Небось какой-нибудь семидесятилетний гипертоник уже получил здесь сердечный инфаркт или инсульт, то-то он так внимателен ко мне. Но в таком солидном отеле люди не умирают! Умирающих потихоньку вывозят на скорой помощи в Падую.
Я оставался заключенным в своей грязи. Господи, как же это долго, эти десять или двенадцать минут, я даже сосчитать не могу, и на стене нет часов. Серое вещество. Теория ворот, the Gate Theory. Боль вызывает выброс «вещества П», но, к счастью, мой организм способен вырабатывать эндорфины, блокирующие эффекты «вещества П», пресинаптически или постсинаптически, мне все равно…
— Прего, — сказал Джулио.
Он скинул одеяло и протянул мне спасительную руку, которая, однако, была скользкой от грязи. Я ухватился за нее, попытался сесть и поскользнулся. Майн Готт! Вот этого-то и нельзя было допускать. Бедная моя спина! Я вылез из грязи. Джулио помог мне проковылять на другую сторону кабины. Он направил на меня живительную струю теплой воды — на шею, спину, ягодицы и подмышки.
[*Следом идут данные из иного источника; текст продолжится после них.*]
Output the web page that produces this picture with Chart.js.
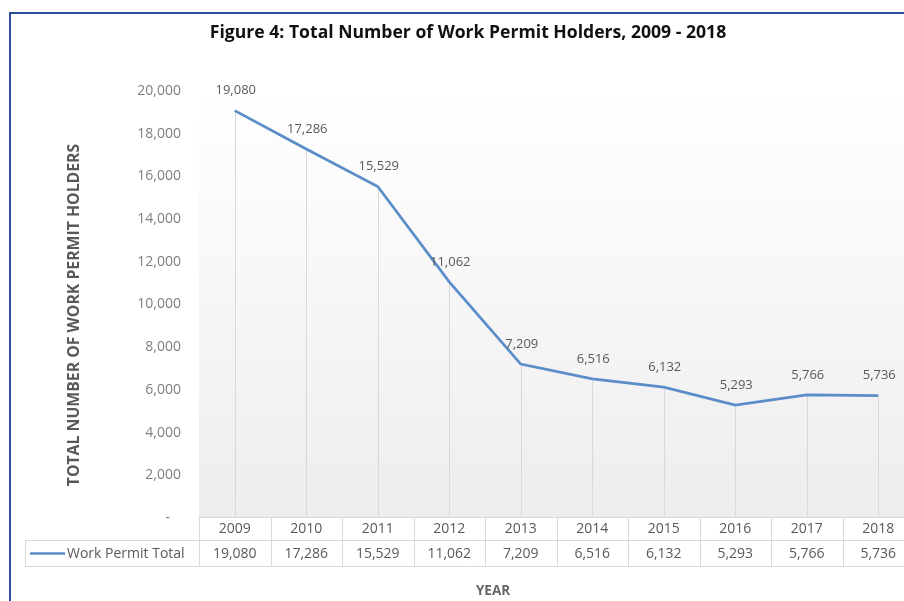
<!DOCTYPE html>
<html>
<head>
<meta charset="utf-8">
<script src="https://cdn.jsdelivr.net/npm/chart.js@4.4.1/dist/chart.umd.min.js"></script>
<style>
  html, body { margin: 0; padding: 0; background: #fff; overflow: hidden; }
  #wrap { width: 904px; height: 601px; overflow: hidden; position: relative; }
  #c { display: block; }
</style>
</head>
<body>
<div id="wrap"><canvas id="c" width="914" height="601"></canvas></div>
<script>
// --- data ---
const years = ['2009', '2010', '2011', '2012', '2013', '2014', '2015', '2016', '2017', '2018'];
const permitTotals = [19080, 17286, 15529, 11062, 7209, 6516, 6132, 5293, 5766, 5736];
const yTicks = [0, 2000, 4000, 6000, 8000, 10000, 12000, 14000, 16000, 18000, 20000];

const seriesName = 'Work Permit Total';
const chartTitle = 'Figure 4: Total Number of Work Permit Holders, 2009 - 2018';
const yTitle = 'TOTAL NUMBER OF WORK PERMIT HOLDERS';
const xTitle = 'YEAR';

const lineColor = '#5b8dc8';
const gridGray = '#d9d9d9';
const textGray = '#595959';
const fontFam = '"Open Sans", "Noto Sans", sans-serif';
const fmt = v => v.toLocaleString('en-US');

// --- custom drawing: background, drop lines, labels, table, titles ---
const decor = {
  id: 'decor',
  beforeDraw(chart) {
    const { ctx, chartArea: a } = chart;
    ctx.save();
    const g = ctx.createLinearGradient(0, a.top, 0, a.bottom);
    g.addColorStop(0, '#ffffff');
    g.addColorStop(1, '#ededed');
    ctx.fillStyle = g;
    ctx.fillRect(a.left, a.top, a.right - a.left, a.bottom - a.top);
    ctx.restore();
  },
  beforeDatasetsDraw(chart) {
    const { ctx, chartArea: a } = chart;
    const meta = chart.getDatasetMeta(0);
    ctx.save();
    ctx.strokeStyle = gridGray;
    ctx.lineWidth = 1;
    meta.data.forEach(p => {
      const x = Math.round(p.x) + 0.5;
      ctx.beginPath();
      ctx.moveTo(x, p.y);
      ctx.lineTo(x, a.bottom);
      ctx.stroke();
    });
    ctx.restore();
  },
  afterDatasetsDraw(chart) {
    const { ctx, chartArea: a, scales: { x: xs } } = chart;
    const meta = chart.getDatasetMeta(0);
    ctx.save();

    // data labels
    ctx.fillStyle = textGray;
    ctx.font = '13px ' + fontFam;
    ctx.textAlign = 'center';
    ctx.textBaseline = 'middle';
    meta.data.forEach((p, i) => {
      ctx.fillText(fmt(permitTotals[i]), p.x + 1, p.y - 20);
    });

    // data table
    const r0 = a.bottom - 1, r1 = r0 + 23, r2 = r1 + 26;
    const half = (xs.getPixelForValue(1) - xs.getPixelForValue(0)) / 2;
    const tLeft = 25;
    ctx.strokeStyle = gridGray;
    ctx.lineWidth = 1;
    ctx.beginPath();
    ctx.moveTo(a.left, r0 + 0.5); ctx.lineTo(a.right, r0 + 0.5);
    ctx.moveTo(tLeft, r1 + 0.5); ctx.lineTo(a.right, r1 + 0.5);
    ctx.moveTo(tLeft, r2 + 0.5); ctx.lineTo(a.right, r2 + 0.5);
    ctx.moveTo(tLeft + 0.5, r1); ctx.lineTo(tLeft + 0.5, r2);
    for (let i = 0; i <= years.length; i++) {
      const x = Math.round(xs.getPixelForValue(0) - half + i * 2 * half) + 0.5;
      ctx.moveTo(x, r0); ctx.lineTo(x, r2);
    }
    ctx.stroke();

    ctx.font = '14px ' + fontFam;
    ctx.fillStyle = textGray;
    years.forEach((y, i) => {
      const x = xs.getPixelForValue(i);
      ctx.fillText(y, x, (r0 + r1) / 2 + 1);
      ctx.fillText(fmt(permitTotals[i]), x, (r1 + r2) / 2 + 1);
    });
    // legend key in table
    ctx.strokeStyle = lineColor;
    ctx.lineWidth = 2.5;
    ctx.beginPath();
    ctx.moveTo(30, (r1 + r2) / 2 + 0.5);
    ctx.lineTo(65, (r1 + r2) / 2 + 0.5);
    ctx.stroke();
    ctx.textAlign = 'left';
    ctx.fillText(seriesName, 67, (r1 + r2) / 2 + 1);

    // titles
    ctx.textAlign = 'center';
    ctx.fillStyle = '#111';
    ctx.font = 'bold 17.6px ' + fontFam;
    ctx.fillText(chartTitle, 468, 33);

    ctx.fillStyle = '#666';
    ctx.font = 'bold 13.5px ' + fontFam;
    ctx.fillText(xTitle, 493, 591);

    ctx.save();
    ctx.translate(74, 315);
    ctx.rotate(-Math.PI / 2);
    ctx.fillStyle = textGray;
    ctx.font = 'bold 15.8px ' + fontFam;
    ctx.fillText(yTitle, 0, 0);
    ctx.restore();

    // frame
    ctx.strokeStyle = '#2e4d9e';
    ctx.lineWidth = 2;
    ctx.beginPath();
    ctx.moveTo(10, 601);
    ctx.lineTo(10, 13);
    ctx.lineTo(914, 13);
    ctx.stroke();

    ctx.restore();
  }
};

new Chart(document.getElementById('c'), {
  type: 'line',
  data: {
    labels: years,
    datasets: [{
      label: seriesName,
      data: permitTotals,
      borderColor: lineColor,
      borderWidth: 2.75,
      pointRadius: 0,
      tension: 0,
      fill: false
    }]
  },
  options: {
    responsive: false,
    animation: false,
    layout: { padding: { top: 91, left: 0, right: 0, bottom: 0 } },
    plugins: {
      legend: { display: false },
      tooltip: { enabled: false },
      title: { display: false }
    },
    scales: {
      x: {
        offset: true,
        grid: { display: false, drawTicks: false },
        border: { display: false },
        ticks: { display: false },
        afterFit(s) { s.height = 83; }
      },
      y: {
        min: 0,
        max: 20000,
        grid: { display: false, drawTicks: false },
        border: { display: false },
        afterBuildTicks(s) { s.ticks = yTicks.map(v => ({ value: v })); },
        afterFit(s) { s.width = 199; },
        ticks: {
          padding: 18,
          color: '#7f7f7f',
          font: { family: fontFam, size: 14 },
          callback: v => v === 0 ? '-   ' : fmt(v)
        }
      }
    }
  },
  plugins: [decor]
});
</script>
</body>
</html>
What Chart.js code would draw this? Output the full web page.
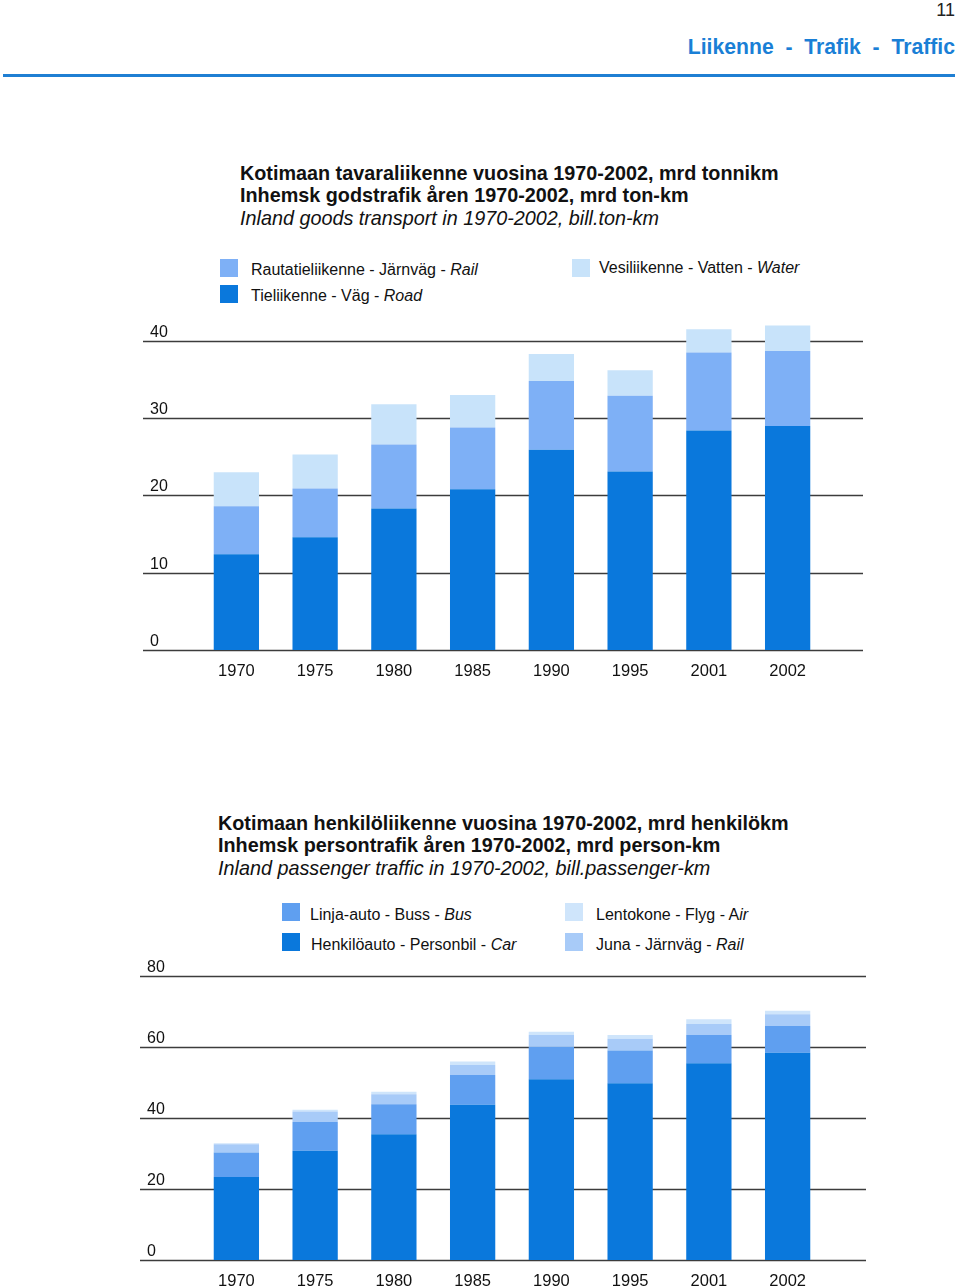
<!DOCTYPE html>
<html>
<head>
<meta charset="utf-8">
<script src="https://cdn.jsdelivr.net/npm/chart.js@4.4.0/dist/chart.umd.min.js"></script>
<style>
body { margin: 0; background: #fff; font-family: "Liberation Sans", Arial, sans-serif; color: #111; }
#page { position: relative; width: 960px; height: 1287px; overflow: hidden; }
.abs { position: absolute; white-space: pre; }
.title { font-size: 19.8px; line-height: 22px; font-weight: bold; }
.title i { font-weight: normal; }
.leg { font-size: 16px; line-height: 18px; }
.sw { position: absolute; width: 18px; height: 18px; }
canvas { position: absolute; }
</style>
</head>
<body>
<div id="page">
	<div class="abs" style="right:5px; top:0px; font-size:18px; line-height:20px; color:#222;">11</div>
	<div class="abs" style="right:5px; top:35px; font-size:21.2px; line-height:24px; font-weight:bold; color:#1a7fd6;">Liikenne  -  Trafik  -  Traffic</div>
	<div class="abs" style="left:3px; top:74px; width:952px; height:3px; background:#1f7fd3;"></div>

	<!-- goods -->
	<div class="abs title" style="left:240px; top:162px;">Kotimaan tavaraliikenne vuosina 1970-2002, mrd tonnikm</div>
	<div class="abs title" style="left:240px; top:184px;">Inhemsk godstrafik åren 1970-2002, mrd ton-km</div>
	<div class="abs title" style="left:240px; top:207px;"><i>Inland goods transport in 1970-2002, bill.ton-km</i></div>

	<div class="sw" style="left:220px; top:259px; background:#7eb0f6;"></div>
	<div class="abs leg" style="left:251px; top:261px;">Rautatieliikenne - Järnväg - <i>Rail</i></div>
	<div class="sw" style="left:220px; top:285px; background:#0a78dc;"></div>
	<div class="abs leg" style="left:251px; top:287px;">Tieliikenne - Väg - <i>Road</i></div>
	<div class="sw" style="left:572px; top:259px; background:#c8e3fa;"></div>
	<div class="abs leg" style="left:599px; top:259px;">Vesiliikenne - Vatten - <i>Water</i></div>

	<canvas id="goodsChart" width="750" height="400" style="left:130px; top:300px;"></canvas>

	<!-- passengers -->
	<div class="abs title" style="left:218px; top:812px;">Kotimaan henkilöliikenne vuosina 1970-2002, mrd henkilökm</div>
	<div class="abs title" style="left:218px; top:834px;">Inhemsk persontrafik åren 1970-2002, mrd person-km</div>
	<div class="abs title" style="left:218px; top:857px;"><i>Inland passenger traffic in 1970-2002, bill.passenger-km</i></div>

	<div class="sw" style="left:282px; top:903px; background:#5f9ff0;"></div>
	<div class="abs leg" style="left:310px; top:906px;">Linja-auto - Buss - <i>Bus</i></div>
	<div class="sw" style="left:282px; top:933px; background:#0a78dc;"></div>
	<div class="abs leg" style="left:311px; top:936px;">Henkilöauto - Personbil - <i>Car</i></div>
	<div class="sw" style="left:565px; top:903px; background:#cfe5fb;"></div>
	<div class="abs leg" style="left:596px; top:906px;">Lentokone - Flyg - A<i>ir</i></div>
	<div class="sw" style="left:565px; top:933px; background:#a8cbf8;"></div>
	<div class="abs leg" style="left:596px; top:936px;">Juna - Järnväg - <i>Rail</i></div>

	<canvas id="passengerChart" width="750" height="337" style="left:130px; top:950px;"></canvas>
</div>

<script>
"use strict";

var years = ['1970', '1975', '1980', '1985', '1990', '1995', '2001', '2002'];

// goods, bill. ton-km
var goodsRoad = [12.4, 14.6, 18.3, 20.8, 25.9, 23.1, 28.4, 29.0];
var goodsRail = [6.2, 6.3, 8.3, 8.0, 8.9, 9.8, 10.1, 9.7];
var goodsWater = [4.4, 4.4, 5.2, 4.2, 3.5, 3.3, 3.0, 3.3];
var goodsTicks = [0, 10, 20, 30, 40];

// passengers, bill. passenger-km
var passCar = [23.4, 30.8, 35.4, 43.7, 50.9, 49.8, 55.4, 58.4];
var passBus = [6.9, 8.1, 8.5, 8.4, 9.2, 9.2, 8.0, 7.5];
var passRail = [2.3, 2.9, 2.8, 2.8, 3.3, 3.3, 3.1, 3.3];
var passAir = [0.3, 0.5, 0.7, 1.0, 0.9, 1.1, 1.3, 1.0];
var passTicks = [0, 20, 40, 60, 80];

// horizontal lines + value labels, wider than the bar area
var gridLines = {
	id: 'gridLines',
	beforeDatasetsDraw: function (chart, args, opts) {
		var ctx = chart.ctx;
		var yScale = chart.scales.y;
		ctx.save();
		opts.ticks.forEach(function (v) {
			var py = Math.round(yScale.getPixelForValue(v)) + 0.5;
			ctx.strokeStyle = '#3c3c3c';
			ctx.lineWidth = 1.3;
			ctx.beginPath();
			ctx.moveTo(opts.x0, py);
			ctx.lineTo(opts.x1, py);
			ctx.stroke();
			ctx.fillStyle = '#111';
			ctx.font = '16px "Liberation Sans", Arial, sans-serif';
			ctx.textAlign = 'left';
			ctx.textBaseline = 'bottom';
			ctx.fillText(String(v), opts.labelX, py - 1);
		});
		ctx.restore();
	}
};

function BuildStackedChart(canvasId, datasets, yMax, ticks, grid, padTop, axisHeight) {
	return new Chart(document.getElementById(canvasId), {
		type: 'bar',
		data: {
			labels: years,
			datasets: datasets
		},
		plugins: [gridLines],
		options: {
			responsive: false,
			animation: false,
			devicePixelRatio: 1,
			layout: {
				padding: { left: 67, right: 53, top: padTop, bottom: 0 }
			},
			datasets: {
				bar: { categoryPercentage: 1, barPercentage: 0.575 }
			},
			plugins: {
				legend: { display: false },
				tooltip: { enabled: false },
				gridLines: { ticks: ticks, x0: grid[0], x1: grid[1], labelX: grid[2] }
			},
			scales: {
				x: {
					stacked: true,
					grid: { display: false, drawTicks: false },
					border: { display: false },
					ticks: {
						color: '#111',
						padding: 12,
						font: { family: '"Liberation Sans", Arial, sans-serif', size: 16.5 }
					},
					afterFit: function (scale) { scale.height = axisHeight; }
				},
				y: {
					stacked: true,
					display: false,
					min: 0,
					max: yMax
				}
			}
		}
	});
}

BuildStackedChart('goodsChart', [
	{ label: 'Road', data: goodsRoad, backgroundColor: '#0a78dc' },
	{ label: 'Rail', data: goodsRail, backgroundColor: '#7eb0f6' },
	{ label: 'Water', data: goodsWater, backgroundColor: '#c8e3fa' }
], 44, goodsTicks, [13, 733, 20], 10, 50);

BuildStackedChart('passengerChart', [
	{ label: 'Car', data: passCar, backgroundColor: '#0a78dc' },
	{ label: 'Bus', data: passBus, backgroundColor: '#5f9ff0' },
	{ label: 'Rail', data: passRail, backgroundColor: '#a8cbf8' },
	{ label: 'Air', data: passAir, backgroundColor: '#cfe5fb' }
], 80, passTicks, [10, 736, 17], 26, 27);
</script>
</body>
</html>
— Прего, с другой стороны.
Новая струя воды на грудь, живот, мой сморщенный член и руки.
— Прего.
Я перебрался на другую сторону кабины, где булькали большие пузыри озона. Райское блаженство! Пятнадцать минут в теплой ванне при температуре 34 градуса по Цельсию.
— Это что, та самая «амниотическая фетальная ванна», как называет ее мой друг Людвиг Манн?
— Это то, что нас лечит. Возвращение к стадии эмбриона. Ведь у эмбриона не бывает болей в спине!
— Может, из-за секреции эндорфинов? Шестичасовая прогулка — и у вас выработается гораздо больше эндорфинов.
— Но эндорфины вырабатываются, и когда мы целуемся!
— Конечно, но в нашем возрасте приходится выбирать!